Nicole Weingart/Bravo

This appears to be her essence: throughout the entire season, as she wreaks havoc upon Maloney’s emotions, dances with Sandoval at the Abbey late at night, and chuckles with Schwartz about doing exactly what they said they wouldn’t do, Leviss just gives no indication that she cares about the consequences of her actions.

She’s sloppy; she shows up ultra-late to work one day after sleeping over at Sandoval’s house while Madix is away, and is basically, like, “Oops!”

It is absolutely astonishing to watch Leviss ingratiate herself with Madix, at one point questioning her about whether she’s still sexually attracted to Sandoval, knowing that all the while she was having an affair with Madix’s long-term partner behind her back.

What makes Leviss such a fascinating villain is the sophistication of her disguise, whether she was intentionally constructing it or not. Because Raquel is conventionally pretty, ditzy, and endeared herself to everyone early in the season, it was easy to write her indiscretions off at first as the actions of someone who’s just lost, and a little obtuse.

But the sheer brazenness and extent of her affair with Sandoval, which has still not fully been explained, reveal just how gallingly flat Raquel Leviss is.

In “#Scandoval,” the show’s jaw-dropping finale, Madix learns of the affair and goes rightfully nuclear on her cheating partner. He scurries to Leviss’s apartment, and some of the most nausea-inducing few minutes of television I’ve ever seen commence.

Opening the door for Sandoval, Leviss asks if he’s OK. He says no. Is she? “Mm-hmm. I mean, I think so. It’s been rough.”

She immediately pours them big shots of some kind of dark liquor, and they cheers before chasing with Coors Light. Seriously? What the fuck are they cheers-ing to? The total obliteration of everything they were supposed to hold dear?

“I think we’re just two people that, fucking—were friends and started having feelings for each other,” Leviss says, smiling.

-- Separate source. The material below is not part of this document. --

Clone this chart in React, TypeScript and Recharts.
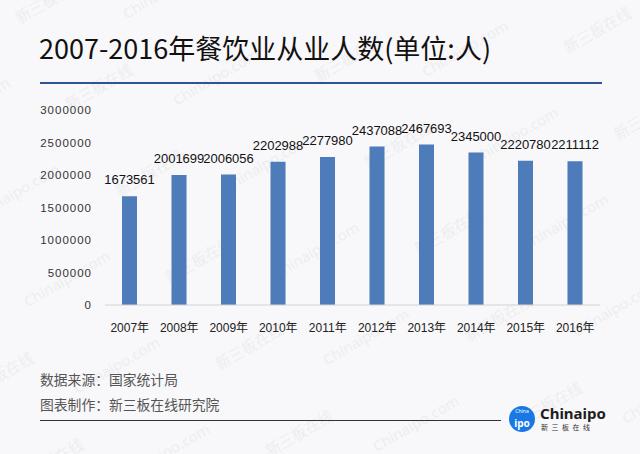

Sandoval, unbelievably, accidentally calls her Ariana; even more unbelievably, she smiles at this too.

“I know we always said, like, we wouldn’t fucking do this if we didn’t think it was worth it,” Leviss says, while Sandoval strokes her face. “Just think of the way that it imploded—this is not ideal at all.”

From her demeanor and the way she seemed to be processing the fallout, Leviss, at the time of filming this scene, seemed to be under the impression that she and Sandoval were going to be happily together from thereon out.

Her talking-head interview reflected this as well: “I was just so curious to know what it would be like to be physical with someone that you love, ’cause I already knew that I loved him as a friend, and I’ve never had sex like that before,” Leviss told producers, grinning.

Was she also implying that she never loved James?

At the end of the truly staggering, galaxy light-drenched scene with her now reportedly-ex lover, a card from the producers flashes to say that Raquel then turned off her phone and was not seen or heard of for weeks afterwards.

We’ll only truly get every piece, or at least more pieces of the puzzle, when the reunion episodes begin to air, but after assessing the material, it’s clear that the dark, chaotic sex tornado that is Raquel Leviss and Tom Sandoval has wreaked more havoc than anything else we’ve seen on TV in years.

He’s a scumbag, sure, but she’s a cypher, laughing and smiling her way cooly through the collapse of almost every friendship around her. And you know what: yeah, that’s evil.